- Hausiku in 2013

Deputy secretary-general of SWAPO
- In office 26 November 2017 – 26 August 2021
- President: Hage Geingob
- Prime Minister: Saara Kuugongelwa
- Preceded by: Laura McLeod-Katjirua

Deputy-Prime Minister of Namibia
- In office 21 March 2010 – 21 March 2015
- President: Hifikepunye Pohamba
- Prime Minister: Nahas Angula Hage Geingob
- Preceded by: Libertina Amathila
- Succeeded by: Netumbo Nandi-Ndaitwah

Minister of Foreign Affairs
- In office 27 May 2004 – 21 March 2010
- President: Sam Nujoma Hifikepunye Pohamba
- Prime Minister: Theo-Ben Gurirab Nahas Angula
- Preceded by: Hidipo Hamutenya
- Succeeded by: Utoni Nujoma

Minister of Labour
- In office 27 August 2002 – 27 May 2004
- President: Sam Nujoma
- Prime Minister: Theo-Ben Gurirab
- Preceded by: Andimba Toivo ya Toivo
- Succeeded by: Marlene Mungunda

Minister of Prisons and Correctional Services
- In office 1995 – 27 August 2002
- President: Sam Nujoma
- Prime Minister: Hage Geingob
- Preceded by: position established
- Succeeded by: Andimba Toivo ya Toivo

Minister of Works, Transport and Communication
- In office 1992–1995
- President: Sam Nujoma
- Prime Minister: Hage Geingob
- Preceded by: Richard Kapelwa Kabajani
- Succeeded by: Hampie Plichta

Minister of Lands, Resettlement and Rehabilitation
- In office 21 March 1990 – 1992
- President: Sam Nujoma
- Prime Minister: Hage Geingob
- Preceded by: position established
- Succeeded by: Richard Kapelwa Kabajani

Personal details
- Born: 25 November 1953 Kapako, Okavango Region, South West Africa
- Died: 26 August 2021 (aged 67)
- Party: SWAPO

= Marco Hausiku =

Namibian politician (1953–2021)

Marco Mukoso Hausiku (25 November 1953 – 26 August 2021) was a Namibian politician who was Deputy-Prime Minister of Namibia from 2010 to 2015.

Previously, he served as Minister of Foreign Affairs from 2004 to 2010. In 2017 he was elected as the deputy secretary general of the Swapo Party at the party's 6th congress.

==Life and career==
Hausiku was born on 25 November 1953 in Kapako, Okavango Region (now Kavango West). Immediately prior to independence, Hausiku was a SWAPO delegate to the Constituent Assembly which was in place from November 1989 to March 1990, and since 1990 he has been a member of the National Assembly of Namibia.
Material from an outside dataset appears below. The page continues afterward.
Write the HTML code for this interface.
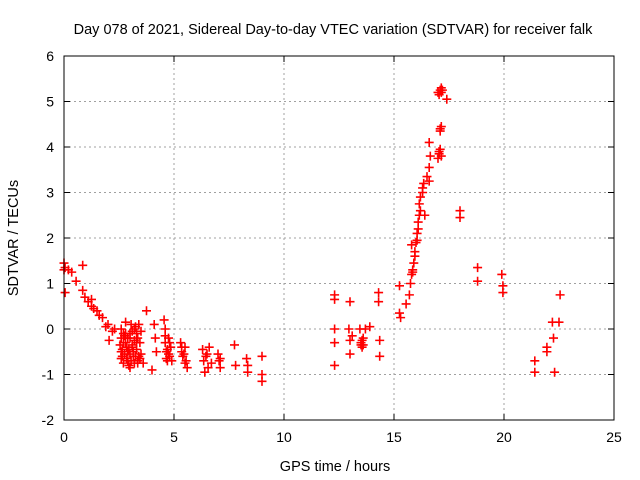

He served as Minister of Lands, Resettlement and Rehabilitation from 1990 to 1992, as Minister of Works, Transport and Communication from 1992 to March 1995 and as Minister of Prisons and Correctional Services from March 1995 to August 2002. He was appointed as Minister of Labour on 27 August 2002, and after nearly two years in that position he was appointed as Minister of Foreign Affairs by president Sam Nujoma on 27 May 2004. This appointment followed Nujoma's dismissal of the previous foreign minister, Hidipo Hamutenya, in the midst of a struggle within SWAPO regarding the nomination of a presidential candidate.

Hausiku received the 16th highest number of votes, 345, in the election to the central committee of SWAPO at the party's August 2002 congress. He was SWAPO's Secretary for External Relations as of January 2008.

Amidst a push for new faces in the National Assembly, Hausiku opted not to seek a spot on the SWAPO list for the 2014 election. After leaving parliament, he was designated as rector of the Swapo Party School, which was launched in May 2016. He was intended to serve as rector in an interim capacity for the school's first year.

==Death==
Hausiku died on 26 August 2021 at the age of 68, during the COVID-19 pandemic in Namibia, from post-COVID-19 complications. He was buried at Heroes' Acre outside Windhoek on 11 September.

Hausiku's widow, Toini Mwahangange Hausiku, who also served as the Deputy Mayor of Rundu Town Council, also passed on at the age of 72, on the 19 July 2026.